→ **Recorded information**
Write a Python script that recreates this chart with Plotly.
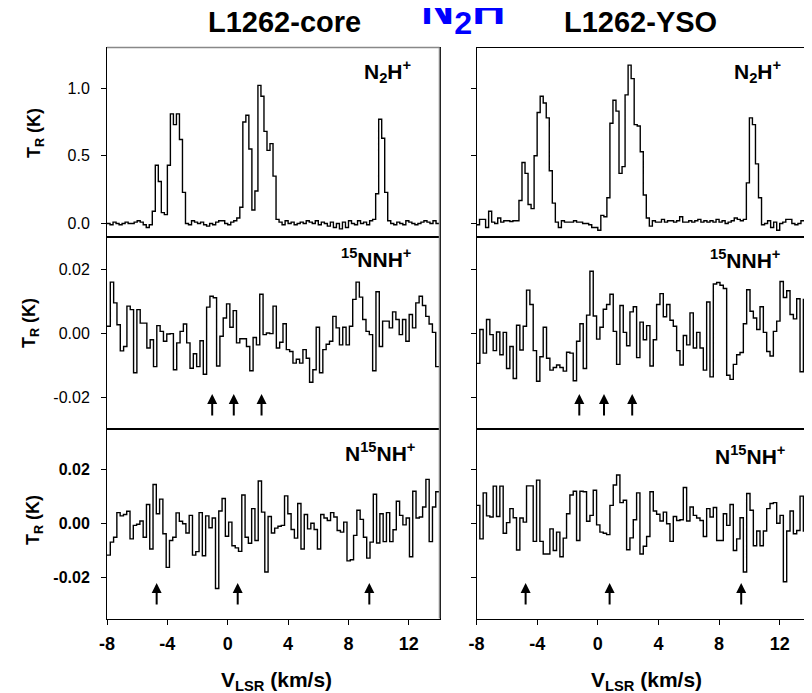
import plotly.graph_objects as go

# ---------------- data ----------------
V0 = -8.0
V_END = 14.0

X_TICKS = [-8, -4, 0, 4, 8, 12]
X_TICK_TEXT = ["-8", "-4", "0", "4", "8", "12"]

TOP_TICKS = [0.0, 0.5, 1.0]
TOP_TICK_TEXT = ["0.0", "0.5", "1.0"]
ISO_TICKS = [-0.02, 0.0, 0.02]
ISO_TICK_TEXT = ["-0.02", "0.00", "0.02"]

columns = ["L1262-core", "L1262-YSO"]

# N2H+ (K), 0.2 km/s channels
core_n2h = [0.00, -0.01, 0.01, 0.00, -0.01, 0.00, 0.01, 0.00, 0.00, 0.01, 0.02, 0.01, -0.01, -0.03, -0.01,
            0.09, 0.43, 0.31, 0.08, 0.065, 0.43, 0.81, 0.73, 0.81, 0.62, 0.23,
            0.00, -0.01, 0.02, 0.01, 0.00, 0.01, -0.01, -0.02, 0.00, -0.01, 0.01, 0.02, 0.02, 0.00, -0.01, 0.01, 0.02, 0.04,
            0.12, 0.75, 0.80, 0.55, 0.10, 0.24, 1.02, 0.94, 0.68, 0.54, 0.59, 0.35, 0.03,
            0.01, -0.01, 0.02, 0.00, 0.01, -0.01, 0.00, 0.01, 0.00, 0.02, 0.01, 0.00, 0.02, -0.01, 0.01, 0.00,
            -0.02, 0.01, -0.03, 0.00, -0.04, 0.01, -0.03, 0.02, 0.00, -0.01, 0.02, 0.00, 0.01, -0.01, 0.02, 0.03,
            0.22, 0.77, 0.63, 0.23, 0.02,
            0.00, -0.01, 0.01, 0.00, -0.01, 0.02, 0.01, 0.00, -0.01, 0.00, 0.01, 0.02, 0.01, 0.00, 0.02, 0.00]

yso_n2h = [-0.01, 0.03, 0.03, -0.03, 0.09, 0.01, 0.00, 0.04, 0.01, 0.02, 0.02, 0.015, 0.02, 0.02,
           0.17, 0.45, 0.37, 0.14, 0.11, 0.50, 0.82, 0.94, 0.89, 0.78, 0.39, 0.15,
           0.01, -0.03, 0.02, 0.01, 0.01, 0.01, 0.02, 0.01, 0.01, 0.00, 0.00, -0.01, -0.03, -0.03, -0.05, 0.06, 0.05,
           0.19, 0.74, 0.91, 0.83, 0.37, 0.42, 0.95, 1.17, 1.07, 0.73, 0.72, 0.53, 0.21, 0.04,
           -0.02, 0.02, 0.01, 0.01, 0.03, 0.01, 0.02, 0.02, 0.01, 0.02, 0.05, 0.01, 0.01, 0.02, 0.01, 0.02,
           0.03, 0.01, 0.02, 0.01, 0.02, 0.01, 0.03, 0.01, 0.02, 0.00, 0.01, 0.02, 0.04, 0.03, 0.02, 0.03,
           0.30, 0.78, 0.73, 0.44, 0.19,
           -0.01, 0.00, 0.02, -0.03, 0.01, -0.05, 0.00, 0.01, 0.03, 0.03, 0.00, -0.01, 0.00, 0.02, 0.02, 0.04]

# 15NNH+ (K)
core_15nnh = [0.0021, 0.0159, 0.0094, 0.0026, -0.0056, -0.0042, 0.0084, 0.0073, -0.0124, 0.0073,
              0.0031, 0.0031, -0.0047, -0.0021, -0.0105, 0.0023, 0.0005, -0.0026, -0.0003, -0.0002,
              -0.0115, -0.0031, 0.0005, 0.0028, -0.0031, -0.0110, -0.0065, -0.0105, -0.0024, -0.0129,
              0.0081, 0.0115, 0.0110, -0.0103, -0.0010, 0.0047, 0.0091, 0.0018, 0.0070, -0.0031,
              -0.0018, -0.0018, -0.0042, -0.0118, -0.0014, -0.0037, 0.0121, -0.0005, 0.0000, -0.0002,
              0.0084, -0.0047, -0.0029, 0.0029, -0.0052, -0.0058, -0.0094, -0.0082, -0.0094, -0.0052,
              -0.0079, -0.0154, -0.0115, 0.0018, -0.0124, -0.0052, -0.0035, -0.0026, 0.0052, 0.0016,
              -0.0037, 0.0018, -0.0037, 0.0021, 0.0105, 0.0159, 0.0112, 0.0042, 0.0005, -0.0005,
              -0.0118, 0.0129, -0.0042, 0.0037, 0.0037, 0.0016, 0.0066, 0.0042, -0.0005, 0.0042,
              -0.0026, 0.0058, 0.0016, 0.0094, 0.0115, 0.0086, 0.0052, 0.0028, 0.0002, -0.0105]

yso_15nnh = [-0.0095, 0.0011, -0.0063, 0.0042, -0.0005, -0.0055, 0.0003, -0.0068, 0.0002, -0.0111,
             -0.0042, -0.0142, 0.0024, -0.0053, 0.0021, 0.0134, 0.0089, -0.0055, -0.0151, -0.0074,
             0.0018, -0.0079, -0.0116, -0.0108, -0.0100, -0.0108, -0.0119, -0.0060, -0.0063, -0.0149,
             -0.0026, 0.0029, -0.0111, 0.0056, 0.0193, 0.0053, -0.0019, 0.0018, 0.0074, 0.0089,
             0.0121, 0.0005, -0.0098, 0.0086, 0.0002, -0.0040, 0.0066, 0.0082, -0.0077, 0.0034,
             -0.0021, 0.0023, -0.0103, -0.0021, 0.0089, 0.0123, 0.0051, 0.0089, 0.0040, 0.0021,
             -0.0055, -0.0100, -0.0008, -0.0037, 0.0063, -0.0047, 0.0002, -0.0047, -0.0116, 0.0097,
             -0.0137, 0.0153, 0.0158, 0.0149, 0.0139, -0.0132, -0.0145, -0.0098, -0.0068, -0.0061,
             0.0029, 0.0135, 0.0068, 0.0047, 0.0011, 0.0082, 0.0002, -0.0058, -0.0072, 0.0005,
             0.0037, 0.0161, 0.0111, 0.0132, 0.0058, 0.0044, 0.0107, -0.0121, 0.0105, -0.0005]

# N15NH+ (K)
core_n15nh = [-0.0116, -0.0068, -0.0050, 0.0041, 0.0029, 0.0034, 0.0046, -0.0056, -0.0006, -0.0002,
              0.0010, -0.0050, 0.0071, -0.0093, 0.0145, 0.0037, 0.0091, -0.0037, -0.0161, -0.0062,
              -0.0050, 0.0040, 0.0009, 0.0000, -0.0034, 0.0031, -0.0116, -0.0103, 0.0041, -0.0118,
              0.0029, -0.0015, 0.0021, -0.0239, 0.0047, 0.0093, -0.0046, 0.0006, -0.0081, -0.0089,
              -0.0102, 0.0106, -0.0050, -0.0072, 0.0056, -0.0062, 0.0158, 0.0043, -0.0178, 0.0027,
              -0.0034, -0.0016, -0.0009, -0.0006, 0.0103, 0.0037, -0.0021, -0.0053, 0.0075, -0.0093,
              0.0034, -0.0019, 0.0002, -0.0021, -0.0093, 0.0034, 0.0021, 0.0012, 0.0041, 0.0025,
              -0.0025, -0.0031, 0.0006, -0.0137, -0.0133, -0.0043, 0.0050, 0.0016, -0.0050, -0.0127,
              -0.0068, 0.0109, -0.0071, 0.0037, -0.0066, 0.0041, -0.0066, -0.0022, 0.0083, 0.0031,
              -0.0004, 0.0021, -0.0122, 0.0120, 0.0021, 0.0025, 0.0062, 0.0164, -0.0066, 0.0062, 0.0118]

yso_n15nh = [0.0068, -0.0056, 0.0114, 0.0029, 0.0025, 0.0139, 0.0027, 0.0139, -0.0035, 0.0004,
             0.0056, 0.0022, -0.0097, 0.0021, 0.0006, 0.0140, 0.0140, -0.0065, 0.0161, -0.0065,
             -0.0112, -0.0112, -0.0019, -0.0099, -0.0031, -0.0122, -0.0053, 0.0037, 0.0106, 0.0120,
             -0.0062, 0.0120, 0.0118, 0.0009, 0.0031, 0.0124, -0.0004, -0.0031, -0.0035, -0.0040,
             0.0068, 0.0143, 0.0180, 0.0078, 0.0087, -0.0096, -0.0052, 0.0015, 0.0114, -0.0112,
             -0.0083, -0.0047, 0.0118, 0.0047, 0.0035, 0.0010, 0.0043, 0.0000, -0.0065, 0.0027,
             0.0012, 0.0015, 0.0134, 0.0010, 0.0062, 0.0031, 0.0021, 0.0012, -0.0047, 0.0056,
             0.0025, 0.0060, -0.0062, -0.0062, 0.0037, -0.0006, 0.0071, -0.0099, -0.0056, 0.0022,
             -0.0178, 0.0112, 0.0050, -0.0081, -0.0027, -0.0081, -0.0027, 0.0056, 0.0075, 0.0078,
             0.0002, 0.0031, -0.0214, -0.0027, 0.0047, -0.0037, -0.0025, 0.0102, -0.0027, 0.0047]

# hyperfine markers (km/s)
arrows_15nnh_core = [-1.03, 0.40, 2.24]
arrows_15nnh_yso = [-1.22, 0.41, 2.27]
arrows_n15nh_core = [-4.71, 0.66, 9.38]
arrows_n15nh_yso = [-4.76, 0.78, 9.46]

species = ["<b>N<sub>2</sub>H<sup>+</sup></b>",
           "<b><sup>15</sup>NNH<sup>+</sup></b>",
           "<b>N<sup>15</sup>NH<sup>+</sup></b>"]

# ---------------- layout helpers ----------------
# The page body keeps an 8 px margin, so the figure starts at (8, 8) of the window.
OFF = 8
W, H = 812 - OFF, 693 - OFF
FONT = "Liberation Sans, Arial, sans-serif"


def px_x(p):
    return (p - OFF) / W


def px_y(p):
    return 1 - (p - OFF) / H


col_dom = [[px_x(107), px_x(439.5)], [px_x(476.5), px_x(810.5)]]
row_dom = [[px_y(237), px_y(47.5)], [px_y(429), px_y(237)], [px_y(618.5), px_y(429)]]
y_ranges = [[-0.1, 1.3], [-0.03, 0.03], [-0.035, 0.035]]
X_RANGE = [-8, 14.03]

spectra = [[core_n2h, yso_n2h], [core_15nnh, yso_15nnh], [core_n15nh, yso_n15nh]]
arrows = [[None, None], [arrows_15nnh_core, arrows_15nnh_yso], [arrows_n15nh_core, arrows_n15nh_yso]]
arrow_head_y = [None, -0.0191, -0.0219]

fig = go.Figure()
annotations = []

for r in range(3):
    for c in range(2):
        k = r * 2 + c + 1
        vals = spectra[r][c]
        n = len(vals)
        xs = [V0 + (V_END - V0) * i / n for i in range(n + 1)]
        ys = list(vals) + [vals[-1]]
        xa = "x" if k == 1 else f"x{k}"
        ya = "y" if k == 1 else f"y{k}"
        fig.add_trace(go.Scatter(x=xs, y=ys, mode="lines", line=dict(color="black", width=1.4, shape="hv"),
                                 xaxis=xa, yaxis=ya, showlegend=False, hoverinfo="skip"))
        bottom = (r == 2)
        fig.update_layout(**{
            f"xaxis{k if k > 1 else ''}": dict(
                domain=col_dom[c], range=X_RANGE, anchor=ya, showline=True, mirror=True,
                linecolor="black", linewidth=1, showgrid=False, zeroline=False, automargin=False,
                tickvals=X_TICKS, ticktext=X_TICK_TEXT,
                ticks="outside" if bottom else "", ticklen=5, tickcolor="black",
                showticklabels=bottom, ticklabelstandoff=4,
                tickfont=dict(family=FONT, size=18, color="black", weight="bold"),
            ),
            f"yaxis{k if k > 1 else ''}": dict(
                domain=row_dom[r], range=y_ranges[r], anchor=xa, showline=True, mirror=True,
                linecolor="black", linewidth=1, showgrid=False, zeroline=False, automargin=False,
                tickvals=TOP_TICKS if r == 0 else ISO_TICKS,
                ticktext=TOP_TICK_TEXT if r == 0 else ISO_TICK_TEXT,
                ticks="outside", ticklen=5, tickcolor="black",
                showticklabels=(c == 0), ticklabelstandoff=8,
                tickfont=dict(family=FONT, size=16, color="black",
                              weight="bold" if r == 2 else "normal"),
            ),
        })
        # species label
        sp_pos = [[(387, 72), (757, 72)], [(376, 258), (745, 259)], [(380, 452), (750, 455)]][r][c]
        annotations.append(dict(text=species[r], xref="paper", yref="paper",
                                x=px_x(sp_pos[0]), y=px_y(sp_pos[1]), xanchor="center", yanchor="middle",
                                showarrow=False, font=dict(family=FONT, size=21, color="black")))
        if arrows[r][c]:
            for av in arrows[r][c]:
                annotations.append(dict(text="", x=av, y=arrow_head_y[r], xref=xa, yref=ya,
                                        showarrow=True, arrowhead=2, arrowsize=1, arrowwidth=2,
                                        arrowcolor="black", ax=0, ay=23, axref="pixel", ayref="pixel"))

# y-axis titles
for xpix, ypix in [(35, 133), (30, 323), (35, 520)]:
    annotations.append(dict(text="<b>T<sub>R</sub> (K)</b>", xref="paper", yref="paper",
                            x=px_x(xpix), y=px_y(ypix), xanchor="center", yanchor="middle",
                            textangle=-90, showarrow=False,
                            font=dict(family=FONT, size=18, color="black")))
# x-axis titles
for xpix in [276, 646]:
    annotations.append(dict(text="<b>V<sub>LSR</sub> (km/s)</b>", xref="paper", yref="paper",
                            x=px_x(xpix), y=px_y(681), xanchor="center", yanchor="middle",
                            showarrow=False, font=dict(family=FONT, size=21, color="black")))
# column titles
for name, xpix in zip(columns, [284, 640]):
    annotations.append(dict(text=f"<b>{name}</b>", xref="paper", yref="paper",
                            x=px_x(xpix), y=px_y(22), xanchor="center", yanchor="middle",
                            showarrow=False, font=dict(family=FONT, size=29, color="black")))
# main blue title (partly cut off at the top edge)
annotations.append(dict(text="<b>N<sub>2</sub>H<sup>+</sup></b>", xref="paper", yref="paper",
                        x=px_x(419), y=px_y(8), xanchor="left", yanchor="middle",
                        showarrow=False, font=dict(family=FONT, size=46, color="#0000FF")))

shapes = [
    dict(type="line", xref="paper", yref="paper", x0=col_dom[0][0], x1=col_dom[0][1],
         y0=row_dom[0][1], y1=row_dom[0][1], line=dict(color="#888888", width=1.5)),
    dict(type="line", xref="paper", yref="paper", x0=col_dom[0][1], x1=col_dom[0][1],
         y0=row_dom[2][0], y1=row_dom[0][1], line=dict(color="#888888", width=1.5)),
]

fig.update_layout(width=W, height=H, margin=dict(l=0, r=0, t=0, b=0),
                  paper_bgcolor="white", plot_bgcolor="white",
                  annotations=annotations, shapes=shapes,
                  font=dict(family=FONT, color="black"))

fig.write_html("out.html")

→ **Your goal**
Begin at the top of the material above and output each line exactly, stopping after the line that holds "0.00, 0.02, 0.00]". Leave out pictures.

→ **Final result**
Write a Python script that recreates this chart with Plotly.
import plotly.graph_objects as go

# ---------------- data ----------------
V0 = -8.0
V_END = 14.0

X_TICKS = [-8, -4, 0, 4, 8, 12]
X_TICK_TEXT = ["-8", "-4", "0", "4", "8", "12"]

TOP_TICKS = [0.0, 0.5, 1.0]
TOP_TICK_TEXT = ["0.0", "0.5", "1.0"]
ISO_TICKS = [-0.02, 0.0, 0.02]
ISO_TICK_TEXT = ["-0.02", "0.00", "0.02"]

columns = ["L1262-core", "L1262-YSO"]

# N2H+ (K), 0.2 km/s channels
core_n2h = [0.00, -0.01, 0.01, 0.00, -0.01, 0.00, 0.01, 0.00, 0.00, 0.01, 0.02, 0.01, -0.01, -0.03, -0.01,
            0.09, 0.43, 0.31, 0.08, 0.065, 0.43, 0.81, 0.73, 0.81, 0.62, 0.23,
            0.00, -0.01, 0.02, 0.01, 0.00, 0.01, -0.01, -0.02, 0.00, -0.01, 0.01, 0.02, 0.02, 0.00, -0.01, 0.01, 0.02, 0.04,
            0.12, 0.75, 0.80, 0.55, 0.10, 0.24, 1.02, 0.94, 0.68, 0.54, 0.59, 0.35, 0.03,
            0.01, -0.01, 0.02, 0.00, 0.01, -0.01, 0.00, 0.01, 0.00, 0.02, 0.01, 0.00, 0.02, -0.01, 0.01, 0.00,
            -0.02, 0.01, -0.03, 0.00, -0.04, 0.01, -0.03, 0.02, 0.00, -0.01, 0.02, 0.00, 0.01, -0.01, 0.02, 0.03,
            0.22, 0.77, 0.63, 0.23, 0.02,
            0.00, -0.01, 0.01, 0.00, -0.01, 0.02, 0.01, 0.00, -0.01, 0.00, 0.01, 0.02, 0.01, 0.00, 0.02, 0.00]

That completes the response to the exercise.